Data segment >>
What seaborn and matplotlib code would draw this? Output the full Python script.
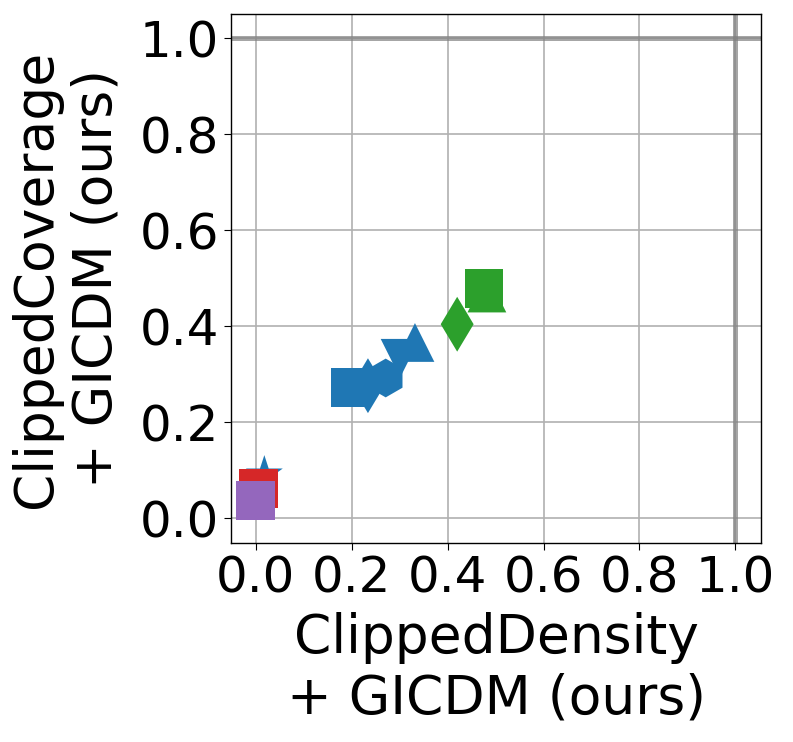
import pandas as pd
import matplotlib
matplotlib.use('Agg')
import matplotlib.pyplot as plt
import seaborn as sns

# points in drawing order (later ones sit on top)
density  = [0.198, 0.234, 0.271, 0.301, 0.332, 0.482, 0.476, 0.420, 0.018, 0.006, 0.000]
coverage = [0.273, 0.276, 0.292, 0.333, 0.366, 0.469, 0.478, 0.404, 0.091, 0.0625, 0.0375]
groups   = ['blue', 'blue', 'blue', 'blue', 'blue', 'green', 'green', 'green', 'blue', 'red', 'purple']
shapes   = ['square', 'thin_diamond', 'hexagon', 'tri_down', 'tri_up', 'tri_up', 'square',
            'thin_diamond', 'star', 'square', 'square']

palette = {'blue': '#1f77b4', 'green': '#2ca02c', 'red': '#d62728', 'purple': '#9467bd'}
marker_map = {'square': 's', 'thin_diamond': 'd', 'hexagon': 'h', 'tri_down': 'v',
              'tri_up': '^', 'star': '*'}

df = pd.DataFrame({'density': density, 'coverage': coverage,
                   'group': groups, 'shape': shapes})

fig = plt.figure(figsize=(7.93, 7.42), dpi=100)
ax = fig.add_axes([0.291, 0.268, 0.669, 0.713])

ax.grid(True, color='#b0b0b0', linewidth=1.2, zorder=0)
ax.set_axisbelow(True)
ax.axhline(1.0, color='gray', alpha=0.7, linewidth=3.6, zorder=1)
ax.axvline(1.0, color='gray', alpha=0.7, linewidth=3.6, zorder=1)

sns.scatterplot(data=df, x='density', y='coverage', hue='group', style='shape',
                palette=palette, markers=marker_map, s=780, linewidth=0,
                legend=False, ax=ax, zorder=3)

ax.set_xlim(-0.052, 1.054)
ax.set_ylim(-0.052, 1.05)
ticks = [0.0, 0.2, 0.4, 0.6, 0.8, 1.0]
ax.set_xticks(ticks)
ax.set_yticks(ticks)
ax.set_xticklabels([f'{t:.1f}' for t in ticks])
ax.set_yticklabels([f'{t:.1f}' for t in ticks])
ax.tick_params(labelsize=36, length=5)
for sp in ax.spines.values():
    sp.set_color('black')
    sp.set_linewidth(1.0)

ax.set_xlabel('ClippedDensity\n+ GICDM (ours)', fontsize=38.5, labelpad=6.5)
ax.set_ylabel('ClippedCoverage\n+ GICDM (ours)', fontsize=38.5, labelpad=12.5)

fig.savefig('out.png', dpi=100)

Task objective >>
Reproduce each line exactly, please, except for any pictures.

Task solution >>
What seaborn and matplotlib code would draw this? Output the full Python script.
import pandas as pd
import matplotlib
matplotlib.use('Agg')
import matplotlib.pyplot as plt
import seaborn as sns

# points in drawing order (later ones sit on top)
density  = [0.198, 0.234, 0.271, 0.301, 0.332, 0.482, 0.476, 0.420, 0.018, 0.006, 0.000]
coverage = [0.273, 0.276, 0.292, 0.333, 0.366, 0.469, 0.478, 0.404, 0.091, 0.0625, 0.0375]
groups   = ['blue', 'blue', 'blue', 'blue', 'blue', 'green', 'green', 'green', 'blue', 'red', 'purple']
shapes   = ['square', 'thin_diamond', 'hexagon', 'tri_down', 'tri_up', 'tri_up', 'square',
            'thin_diamond', 'star', 'square', 'square']

palette = {'blue': '#1f77b4', 'green': '#2ca02c', 'red': '#d62728', 'purple': '#9467bd'}
marker_map = {'square': 's', 'thin_diamond': 'd', 'hexagon': 'h', 'tri_down': 'v',
              'tri_up': '^', 'star': '*'}

df = pd.DataFrame({'density': density, 'coverage': coverage,
                   'group': groups, 'shape': shapes})

fig = plt.figure(figsize=(7.93, 7.42), dpi=100)
ax = fig.add_axes([0.291, 0.268, 0.669, 0.713])

ax.grid(True, color='#b0b0b0', linewidth=1.2, zorder=0)
ax.set_axisbelow(True)
ax.axhline(1.0, color='gray', alpha=0.7, linewidth=3.6, zorder=1)
ax.axvline(1.0, color='gray', alpha=0.7, linewidth=3.6, zorder=1)

sns.scatterplot(data=df, x='density', y='coverage', hue='group', style='shape',
                palette=palette, markers=marker_map, s=780, linewidth=0,
                legend=False, ax=ax, zorder=3)

ax.set_xlim(-0.052, 1.054)
ax.set_ylim(-0.052, 1.05)
ticks = [0.0, 0.2, 0.4, 0.6, 0.8, 1.0]
ax.set_xticks(ticks)
ax.set_yticks(ticks)
ax.set_xticklabels([f'{t:.1f}' for t in ticks])
ax.set_yticklabels([f'{t:.1f}' for t in ticks])
ax.tick_params(labelsize=36, length=5)
for sp in ax.spines.values():
    sp.set_color('black')
    sp.set_linewidth(1.0)

ax.set_xlabel('ClippedDensity\n+ GICDM (ours)', fontsize=38.5, labelpad=6.5)
ax.set_ylabel('ClippedCoverage\n+ GICDM (ours)', fontsize=38.5, labelpad=12.5)

fig.savefig('out.png', dpi=100)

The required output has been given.